If Outdoor Retailer does leave Utah, one hopes the move might send Herbert a clear message: He is messing with the wrong community. Should it fail to do so, however, outdoor recreationists could ramp up the pressure with a prolonged Utah boycott.
Already the Center for Western Priorities, a non-partisan conservation organization, has urged outdoor enthusiasts to avoid Utah. The group’s U-Turn Utah campaign has placed advertisements on billboards and in publications across the West, directing tourists to steer clear of the state until it changes its ways.
There’s room to build on this work. People could convince their family and friends to forgo trips to Utah in 2017. Instead of visiting Zion or Arches or Grand Escalante, check out Glacier or Hells Canyon or the beautiful Boundary Waters. Instead of trout fishing or floating in the state, head to Montana or Idaho, which have better stream access laws anyhow. Instead of skiing or snowboarding at Park City, check out Big Sky, Crested Butte, or Jackson.

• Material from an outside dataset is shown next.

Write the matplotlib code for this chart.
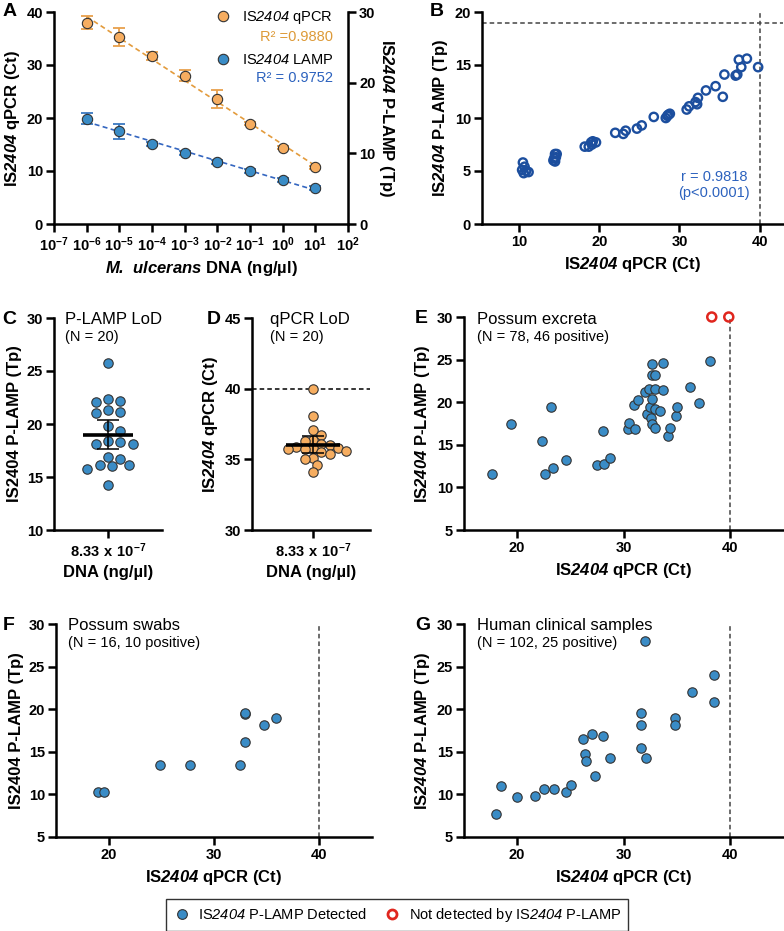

Recreationists could also appeal to people like Robert Redford, a well-known public lands supporter, who might encourage the Sundance Film Festival to temporarily leave the state. Sundance-in-exile could spend a few years in Bend or Santa Fe or the Colorado Rockies until Utah makes amends.
“Would a visitation boycott work? I don’t know. Could you convince people to travel elsewhere? I don’t know,” says Aaron Weiss, the media director at the Center for Western Priorities. “But if some people decide to go down the boycott road I certainly wouldn’t be surprised.”
Boycotts are powerful. Look at North Carolina, where a national boycott in response to the state’s transphobic “bathroom bill” helped lead to the recent electoral defeat of former Governor Pat McCrory. Unlike McCrory, Herbert was re-elected in November for a second full term as Utah’s governor. It’s not too late, nevertheless, to strike a little economic fear into the heart of his anti-conservation administration.